Nous voyons les choses tout autrement. Ni les ingénieurs-conseils, ni les industriels ne peuvent se permettre d'adhérer à un seul clan et d'ignorer ou de dénigrer tout ce qui se fait par ailleurs. Petit à petit le tri se fait entre ce qui marche et ce qui ne marche pas. Il s'en dégage certaines règles de base qui serviront de fondations aux organisations industrielles du futur.
Nous ne présenterons pas le Management Par les Contraintes comme un concurrent de l'approche japonaise ou du MRP mais plutôt comme une thèse complémentaire. Nous soutiendrons, il est vrai, que le MPC permet d'améliorer les performances obtenues par des entreprises utilisant les autres approches, mais nous ne manquerons pas non plus de souligner ce que les autres approches peuvent apporter au MPC.
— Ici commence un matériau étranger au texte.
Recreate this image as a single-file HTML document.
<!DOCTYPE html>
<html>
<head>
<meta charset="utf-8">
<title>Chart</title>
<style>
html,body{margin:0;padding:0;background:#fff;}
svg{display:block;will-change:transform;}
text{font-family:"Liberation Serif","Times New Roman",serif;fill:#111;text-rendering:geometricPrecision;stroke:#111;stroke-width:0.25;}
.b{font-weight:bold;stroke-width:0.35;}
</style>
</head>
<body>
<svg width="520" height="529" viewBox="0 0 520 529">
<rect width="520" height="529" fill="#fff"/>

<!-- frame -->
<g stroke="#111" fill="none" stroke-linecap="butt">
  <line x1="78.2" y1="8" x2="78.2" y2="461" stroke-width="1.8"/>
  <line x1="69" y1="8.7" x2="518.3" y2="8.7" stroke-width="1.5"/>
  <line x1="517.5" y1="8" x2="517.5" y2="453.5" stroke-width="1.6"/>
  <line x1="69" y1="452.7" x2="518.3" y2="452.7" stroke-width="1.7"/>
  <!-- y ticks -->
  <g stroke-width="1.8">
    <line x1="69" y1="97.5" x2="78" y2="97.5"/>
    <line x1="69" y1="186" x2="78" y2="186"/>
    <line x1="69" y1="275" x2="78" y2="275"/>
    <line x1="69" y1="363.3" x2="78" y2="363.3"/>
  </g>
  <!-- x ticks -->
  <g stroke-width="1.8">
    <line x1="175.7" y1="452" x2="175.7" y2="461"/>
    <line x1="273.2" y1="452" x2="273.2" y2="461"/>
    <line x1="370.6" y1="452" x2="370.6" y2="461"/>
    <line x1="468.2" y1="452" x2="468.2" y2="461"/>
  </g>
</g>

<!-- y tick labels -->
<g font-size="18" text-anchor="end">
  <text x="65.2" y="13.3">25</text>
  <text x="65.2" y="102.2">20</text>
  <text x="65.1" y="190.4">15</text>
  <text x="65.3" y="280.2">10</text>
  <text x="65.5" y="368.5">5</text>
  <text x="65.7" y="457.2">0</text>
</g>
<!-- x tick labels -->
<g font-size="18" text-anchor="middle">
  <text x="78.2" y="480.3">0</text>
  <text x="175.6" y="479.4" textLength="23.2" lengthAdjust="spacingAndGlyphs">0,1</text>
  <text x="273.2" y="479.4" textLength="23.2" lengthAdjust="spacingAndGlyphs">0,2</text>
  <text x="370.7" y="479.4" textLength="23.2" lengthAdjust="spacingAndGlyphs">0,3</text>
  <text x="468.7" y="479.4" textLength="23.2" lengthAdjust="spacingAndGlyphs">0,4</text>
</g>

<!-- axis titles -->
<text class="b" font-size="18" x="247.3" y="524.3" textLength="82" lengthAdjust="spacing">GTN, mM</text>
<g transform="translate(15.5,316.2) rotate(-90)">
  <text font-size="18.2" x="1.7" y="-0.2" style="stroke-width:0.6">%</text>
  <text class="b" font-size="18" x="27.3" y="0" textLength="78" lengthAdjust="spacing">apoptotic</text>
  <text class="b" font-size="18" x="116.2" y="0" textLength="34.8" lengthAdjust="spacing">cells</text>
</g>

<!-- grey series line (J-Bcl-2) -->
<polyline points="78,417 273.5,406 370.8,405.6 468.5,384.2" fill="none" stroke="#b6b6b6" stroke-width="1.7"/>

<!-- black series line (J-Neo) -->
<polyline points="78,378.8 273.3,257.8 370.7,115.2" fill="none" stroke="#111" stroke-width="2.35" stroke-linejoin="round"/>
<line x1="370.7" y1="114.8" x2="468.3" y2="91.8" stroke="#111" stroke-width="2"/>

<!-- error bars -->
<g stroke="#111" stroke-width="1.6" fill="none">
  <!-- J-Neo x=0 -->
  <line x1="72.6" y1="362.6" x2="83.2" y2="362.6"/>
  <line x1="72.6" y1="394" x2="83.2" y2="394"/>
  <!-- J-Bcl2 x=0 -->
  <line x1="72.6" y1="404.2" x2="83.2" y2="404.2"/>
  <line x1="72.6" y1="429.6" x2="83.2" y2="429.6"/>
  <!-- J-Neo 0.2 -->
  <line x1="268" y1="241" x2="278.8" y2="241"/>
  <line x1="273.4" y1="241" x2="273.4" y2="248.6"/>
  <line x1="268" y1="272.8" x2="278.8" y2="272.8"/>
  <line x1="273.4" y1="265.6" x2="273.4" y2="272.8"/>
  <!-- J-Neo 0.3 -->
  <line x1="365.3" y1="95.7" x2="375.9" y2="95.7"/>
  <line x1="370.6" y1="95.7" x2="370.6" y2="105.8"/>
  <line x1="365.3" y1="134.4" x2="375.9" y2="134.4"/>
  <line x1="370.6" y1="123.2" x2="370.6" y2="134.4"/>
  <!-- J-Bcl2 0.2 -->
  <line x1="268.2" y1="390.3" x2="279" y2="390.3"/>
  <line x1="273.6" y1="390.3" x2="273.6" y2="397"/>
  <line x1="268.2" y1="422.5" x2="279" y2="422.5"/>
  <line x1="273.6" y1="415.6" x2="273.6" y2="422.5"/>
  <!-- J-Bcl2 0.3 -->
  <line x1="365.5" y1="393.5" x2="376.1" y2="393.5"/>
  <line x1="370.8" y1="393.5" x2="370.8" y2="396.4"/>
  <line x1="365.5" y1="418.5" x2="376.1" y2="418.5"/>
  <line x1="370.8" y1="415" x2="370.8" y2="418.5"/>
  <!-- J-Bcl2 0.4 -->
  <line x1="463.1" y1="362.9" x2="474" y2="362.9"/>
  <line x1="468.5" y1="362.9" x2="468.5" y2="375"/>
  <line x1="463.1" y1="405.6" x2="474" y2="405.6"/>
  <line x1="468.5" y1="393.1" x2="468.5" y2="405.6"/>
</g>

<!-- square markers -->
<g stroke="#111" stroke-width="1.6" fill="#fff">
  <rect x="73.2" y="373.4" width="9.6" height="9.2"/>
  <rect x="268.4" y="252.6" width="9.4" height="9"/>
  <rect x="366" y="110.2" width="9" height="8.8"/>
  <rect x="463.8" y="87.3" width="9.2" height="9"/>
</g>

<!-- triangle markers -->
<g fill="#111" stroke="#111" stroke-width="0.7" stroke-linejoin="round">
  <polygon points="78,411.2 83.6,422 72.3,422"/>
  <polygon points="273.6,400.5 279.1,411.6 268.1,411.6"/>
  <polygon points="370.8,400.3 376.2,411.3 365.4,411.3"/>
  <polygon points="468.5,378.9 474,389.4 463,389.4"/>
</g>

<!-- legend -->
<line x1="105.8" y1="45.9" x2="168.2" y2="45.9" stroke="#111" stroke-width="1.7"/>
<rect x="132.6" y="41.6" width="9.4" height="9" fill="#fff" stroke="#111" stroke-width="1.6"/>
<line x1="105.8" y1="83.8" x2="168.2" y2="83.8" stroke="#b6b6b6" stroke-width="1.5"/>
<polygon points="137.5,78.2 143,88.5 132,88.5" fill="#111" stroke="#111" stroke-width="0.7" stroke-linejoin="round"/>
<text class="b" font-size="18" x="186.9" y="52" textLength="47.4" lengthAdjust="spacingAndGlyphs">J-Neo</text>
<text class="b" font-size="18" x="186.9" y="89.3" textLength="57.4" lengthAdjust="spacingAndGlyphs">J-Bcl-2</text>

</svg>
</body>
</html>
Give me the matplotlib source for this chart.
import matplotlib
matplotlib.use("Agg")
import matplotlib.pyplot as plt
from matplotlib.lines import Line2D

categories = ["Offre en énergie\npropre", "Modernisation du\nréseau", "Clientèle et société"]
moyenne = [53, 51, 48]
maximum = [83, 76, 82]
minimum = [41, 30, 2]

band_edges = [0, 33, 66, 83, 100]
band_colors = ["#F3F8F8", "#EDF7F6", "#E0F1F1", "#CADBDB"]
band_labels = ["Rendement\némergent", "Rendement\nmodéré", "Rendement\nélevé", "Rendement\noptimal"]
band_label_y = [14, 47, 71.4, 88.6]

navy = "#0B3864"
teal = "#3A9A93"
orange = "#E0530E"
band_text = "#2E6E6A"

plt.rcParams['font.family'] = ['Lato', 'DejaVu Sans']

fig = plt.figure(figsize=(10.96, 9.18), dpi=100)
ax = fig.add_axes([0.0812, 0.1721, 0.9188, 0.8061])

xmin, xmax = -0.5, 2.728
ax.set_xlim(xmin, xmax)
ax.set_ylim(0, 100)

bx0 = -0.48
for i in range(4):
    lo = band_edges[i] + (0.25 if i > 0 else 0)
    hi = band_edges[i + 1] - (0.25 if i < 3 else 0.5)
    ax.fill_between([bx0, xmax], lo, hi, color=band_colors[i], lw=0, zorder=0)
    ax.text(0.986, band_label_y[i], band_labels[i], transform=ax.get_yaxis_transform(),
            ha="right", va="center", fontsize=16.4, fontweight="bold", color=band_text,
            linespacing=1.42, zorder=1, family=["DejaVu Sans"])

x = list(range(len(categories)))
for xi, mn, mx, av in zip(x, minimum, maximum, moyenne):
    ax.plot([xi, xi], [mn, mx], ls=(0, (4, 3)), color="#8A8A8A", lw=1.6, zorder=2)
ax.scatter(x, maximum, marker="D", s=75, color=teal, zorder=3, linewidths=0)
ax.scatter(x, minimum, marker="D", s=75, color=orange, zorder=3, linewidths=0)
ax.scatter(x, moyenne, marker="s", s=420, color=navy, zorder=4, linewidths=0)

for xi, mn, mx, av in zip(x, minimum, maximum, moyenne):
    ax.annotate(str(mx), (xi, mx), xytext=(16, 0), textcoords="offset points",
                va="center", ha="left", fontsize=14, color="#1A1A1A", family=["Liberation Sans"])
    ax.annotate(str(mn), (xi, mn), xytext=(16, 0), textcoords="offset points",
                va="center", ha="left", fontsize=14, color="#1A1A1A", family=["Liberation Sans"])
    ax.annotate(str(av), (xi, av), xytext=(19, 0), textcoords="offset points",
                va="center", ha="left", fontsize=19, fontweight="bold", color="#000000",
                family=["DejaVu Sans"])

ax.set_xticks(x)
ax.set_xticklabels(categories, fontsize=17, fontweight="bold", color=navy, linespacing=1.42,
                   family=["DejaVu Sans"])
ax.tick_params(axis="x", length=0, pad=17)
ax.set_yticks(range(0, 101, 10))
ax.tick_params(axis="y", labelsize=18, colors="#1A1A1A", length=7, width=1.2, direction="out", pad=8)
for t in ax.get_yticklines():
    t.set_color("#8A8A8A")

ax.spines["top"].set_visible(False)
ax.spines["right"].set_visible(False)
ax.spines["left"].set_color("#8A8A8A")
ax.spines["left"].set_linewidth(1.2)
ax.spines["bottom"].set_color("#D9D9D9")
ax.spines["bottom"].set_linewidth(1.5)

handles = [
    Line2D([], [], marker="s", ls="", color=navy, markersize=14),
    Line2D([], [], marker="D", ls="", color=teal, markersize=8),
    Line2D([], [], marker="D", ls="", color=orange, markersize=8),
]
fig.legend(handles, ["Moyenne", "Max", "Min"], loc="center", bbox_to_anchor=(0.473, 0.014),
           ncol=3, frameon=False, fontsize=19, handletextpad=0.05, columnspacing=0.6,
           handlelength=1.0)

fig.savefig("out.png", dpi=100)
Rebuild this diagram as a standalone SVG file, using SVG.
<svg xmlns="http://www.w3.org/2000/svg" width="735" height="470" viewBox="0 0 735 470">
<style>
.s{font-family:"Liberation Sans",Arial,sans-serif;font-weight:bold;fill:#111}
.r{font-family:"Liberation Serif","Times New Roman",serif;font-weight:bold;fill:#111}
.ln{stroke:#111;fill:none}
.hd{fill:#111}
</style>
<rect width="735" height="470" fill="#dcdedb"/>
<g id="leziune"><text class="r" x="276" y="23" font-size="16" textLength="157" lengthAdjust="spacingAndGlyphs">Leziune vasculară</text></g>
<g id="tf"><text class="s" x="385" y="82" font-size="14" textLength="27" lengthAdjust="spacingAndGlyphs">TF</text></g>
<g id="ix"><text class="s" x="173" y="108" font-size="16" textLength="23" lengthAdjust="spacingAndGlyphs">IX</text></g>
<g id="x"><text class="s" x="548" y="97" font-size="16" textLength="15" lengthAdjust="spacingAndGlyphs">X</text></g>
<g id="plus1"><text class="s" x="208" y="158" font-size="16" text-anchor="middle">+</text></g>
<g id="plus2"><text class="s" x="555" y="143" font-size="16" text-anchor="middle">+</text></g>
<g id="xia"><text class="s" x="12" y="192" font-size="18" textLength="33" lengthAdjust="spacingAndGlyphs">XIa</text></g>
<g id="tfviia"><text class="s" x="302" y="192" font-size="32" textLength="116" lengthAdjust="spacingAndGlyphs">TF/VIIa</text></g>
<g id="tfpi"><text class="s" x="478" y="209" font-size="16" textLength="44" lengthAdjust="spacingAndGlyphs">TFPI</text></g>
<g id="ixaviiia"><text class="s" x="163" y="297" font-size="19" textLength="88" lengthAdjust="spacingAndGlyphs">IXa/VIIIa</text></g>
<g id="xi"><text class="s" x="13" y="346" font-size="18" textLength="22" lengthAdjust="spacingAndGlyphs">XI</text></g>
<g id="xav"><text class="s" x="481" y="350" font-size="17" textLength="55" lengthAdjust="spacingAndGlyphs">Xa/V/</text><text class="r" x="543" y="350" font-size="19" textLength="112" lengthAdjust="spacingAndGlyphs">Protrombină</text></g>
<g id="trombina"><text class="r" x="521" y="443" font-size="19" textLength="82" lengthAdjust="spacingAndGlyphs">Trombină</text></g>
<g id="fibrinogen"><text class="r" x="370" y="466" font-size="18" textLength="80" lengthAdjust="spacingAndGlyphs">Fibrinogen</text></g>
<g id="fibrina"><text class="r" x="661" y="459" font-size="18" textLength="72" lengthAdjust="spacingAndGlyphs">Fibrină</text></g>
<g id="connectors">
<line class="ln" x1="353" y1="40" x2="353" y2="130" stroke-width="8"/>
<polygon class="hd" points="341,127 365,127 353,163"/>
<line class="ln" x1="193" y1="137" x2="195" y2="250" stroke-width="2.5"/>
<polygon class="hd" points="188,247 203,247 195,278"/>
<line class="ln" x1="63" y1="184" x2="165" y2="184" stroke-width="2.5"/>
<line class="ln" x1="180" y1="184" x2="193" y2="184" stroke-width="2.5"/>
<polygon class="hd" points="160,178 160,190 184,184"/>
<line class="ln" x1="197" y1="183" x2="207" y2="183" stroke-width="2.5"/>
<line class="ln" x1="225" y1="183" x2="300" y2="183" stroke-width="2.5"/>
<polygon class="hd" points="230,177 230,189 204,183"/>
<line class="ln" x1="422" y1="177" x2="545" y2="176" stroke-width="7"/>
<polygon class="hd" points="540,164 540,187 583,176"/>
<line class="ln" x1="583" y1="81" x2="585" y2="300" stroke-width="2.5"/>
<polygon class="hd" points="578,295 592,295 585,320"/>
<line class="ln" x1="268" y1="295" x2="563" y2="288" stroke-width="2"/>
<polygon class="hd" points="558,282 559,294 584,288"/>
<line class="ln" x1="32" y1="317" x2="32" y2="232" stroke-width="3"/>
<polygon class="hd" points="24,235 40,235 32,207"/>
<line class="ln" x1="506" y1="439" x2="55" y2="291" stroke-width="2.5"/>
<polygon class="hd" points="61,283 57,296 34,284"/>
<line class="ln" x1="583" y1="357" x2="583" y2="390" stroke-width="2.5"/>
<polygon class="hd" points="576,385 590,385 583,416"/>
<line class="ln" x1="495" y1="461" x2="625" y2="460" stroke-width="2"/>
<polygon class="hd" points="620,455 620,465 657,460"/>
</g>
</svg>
C'est avec cette idée de synthèse à venir que nous présentons l'approche du Management Par les Contraintes.
Parmi les adeptes du déséquilibre, que ce soit la méthode OPT ou la TOC, personne n'a encore expliqué quelle répartition des capacités devait être recherchée, ni même quelle ressource devait être la contrainte. Sans répondre à ces questions, on peut douter des règles qui ont été proposées pour orienter les investissements d'une usine, car comment prétendre qu'en investissant sur telle ressource plutôt que sur telle autre, nous évoluons dans le bon sens ?
Face à un tel vide il est normal que les industriels aient été circonspects, et ce malgré les améliorations indéniables et spectaculaires que l'on peut obtenir en gérant une usine en fonction du déséquilibre existant. Les résultats ne pouvaient que plafonner laissant les industriels dans une impasse. Les "Goulots Baladeurs" que subissent les usines gérées de manière traditionnelle se déplaceront beaucoup plus lentement si l'on adopte la méthode OPT ou la TOC, mais si l'on n'identifie pas le déséquilibre à rechercher - la bonne contrainte et son entourage de non-contraintes - on subira toujours une succession de différents déséquilibres.
Selon nous c'est ce vide fondamental qui est la principale cause de l'insuccès de l'approche déséquilibriste. C'est pourquoi, nous estimons que le cœur du Management Par les Contraintes est la recherche du bon déséquilibre. Il ne faut plus subir le déséquilibre mais l'exploiter et en faire un avantage concurrentiel ; trouver le bon déséquilibre, tel est l'objectif du Management Par les Contraintes.